_WHAT YOU NEED TO DO_
Start at the top of the records and, please, print each line exactly through the line that contains "import plotly.graph_objects as go", leaving out all pictures.

_INPUT ROWS_
---*---
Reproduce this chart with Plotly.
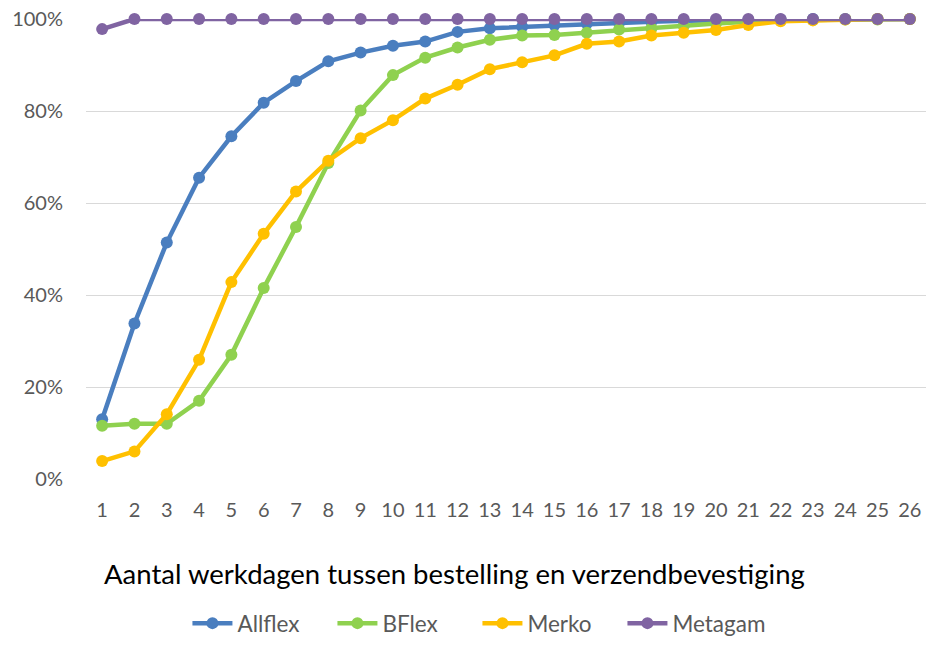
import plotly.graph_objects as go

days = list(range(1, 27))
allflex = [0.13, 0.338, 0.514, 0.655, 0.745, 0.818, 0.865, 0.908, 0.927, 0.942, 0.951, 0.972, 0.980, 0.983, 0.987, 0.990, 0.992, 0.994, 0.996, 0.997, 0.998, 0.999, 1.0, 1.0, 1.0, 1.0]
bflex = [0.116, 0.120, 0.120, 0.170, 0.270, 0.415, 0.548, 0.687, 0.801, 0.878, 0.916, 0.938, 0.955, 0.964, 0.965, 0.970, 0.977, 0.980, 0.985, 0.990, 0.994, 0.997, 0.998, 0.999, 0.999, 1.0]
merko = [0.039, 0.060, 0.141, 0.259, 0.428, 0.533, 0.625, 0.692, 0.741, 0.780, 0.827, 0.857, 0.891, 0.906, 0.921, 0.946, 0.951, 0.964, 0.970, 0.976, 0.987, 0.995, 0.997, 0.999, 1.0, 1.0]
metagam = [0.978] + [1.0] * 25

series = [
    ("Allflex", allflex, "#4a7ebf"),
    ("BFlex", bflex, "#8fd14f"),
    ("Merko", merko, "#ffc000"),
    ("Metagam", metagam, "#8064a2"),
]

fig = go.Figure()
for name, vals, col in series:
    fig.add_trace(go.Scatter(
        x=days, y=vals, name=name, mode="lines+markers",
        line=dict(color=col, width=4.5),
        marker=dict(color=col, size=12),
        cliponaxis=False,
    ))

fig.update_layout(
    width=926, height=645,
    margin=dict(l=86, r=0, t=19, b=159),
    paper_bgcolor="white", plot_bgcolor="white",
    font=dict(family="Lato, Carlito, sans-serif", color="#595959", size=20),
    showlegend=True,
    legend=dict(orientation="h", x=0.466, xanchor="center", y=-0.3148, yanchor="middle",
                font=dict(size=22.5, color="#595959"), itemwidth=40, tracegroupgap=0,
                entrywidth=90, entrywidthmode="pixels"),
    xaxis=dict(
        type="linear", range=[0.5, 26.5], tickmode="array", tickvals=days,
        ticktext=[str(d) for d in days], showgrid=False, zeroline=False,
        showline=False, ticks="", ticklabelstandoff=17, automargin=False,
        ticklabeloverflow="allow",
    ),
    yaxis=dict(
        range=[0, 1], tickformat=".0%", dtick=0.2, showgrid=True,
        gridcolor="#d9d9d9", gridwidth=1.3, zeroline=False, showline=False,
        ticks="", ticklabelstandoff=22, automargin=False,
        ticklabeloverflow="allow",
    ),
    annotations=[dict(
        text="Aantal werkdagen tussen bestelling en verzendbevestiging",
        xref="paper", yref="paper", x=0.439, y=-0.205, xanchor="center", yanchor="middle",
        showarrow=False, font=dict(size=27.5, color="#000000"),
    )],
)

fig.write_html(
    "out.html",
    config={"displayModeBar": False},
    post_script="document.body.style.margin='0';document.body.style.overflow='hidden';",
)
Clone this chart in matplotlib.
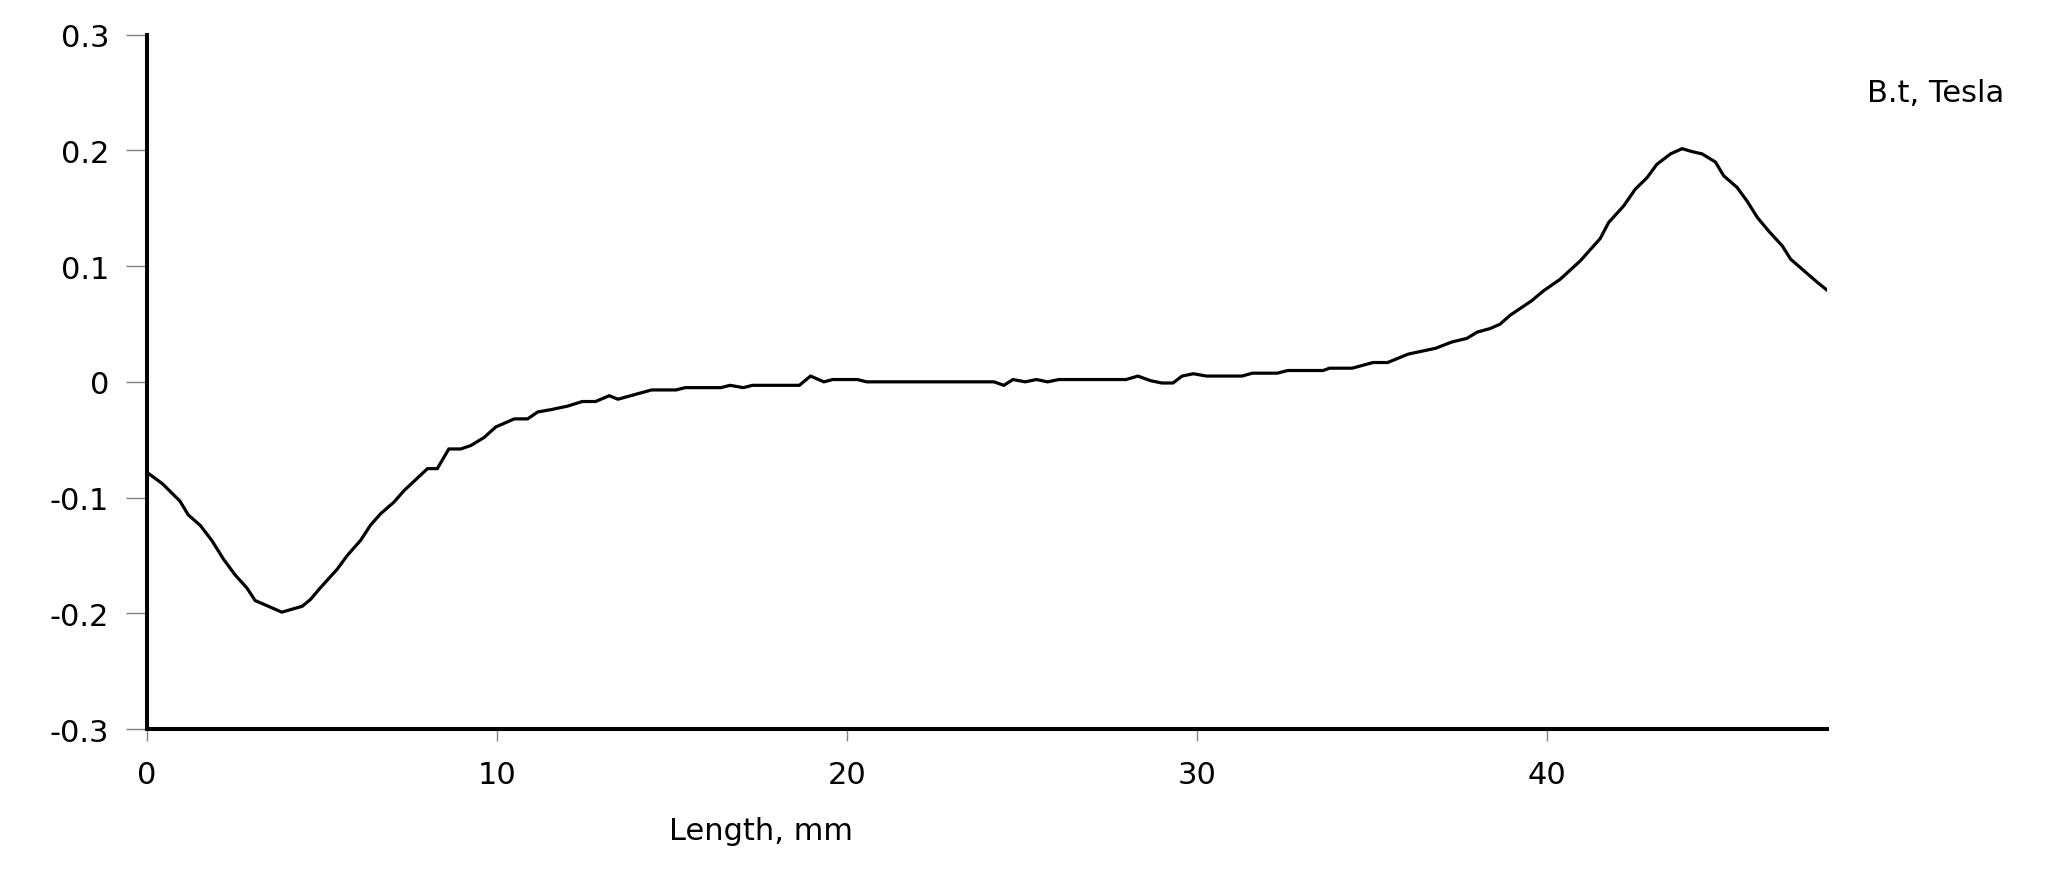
---*---
_SOLVED PROBLEM_
Reproduce this chart with Plotly.
import plotly.graph_objects as go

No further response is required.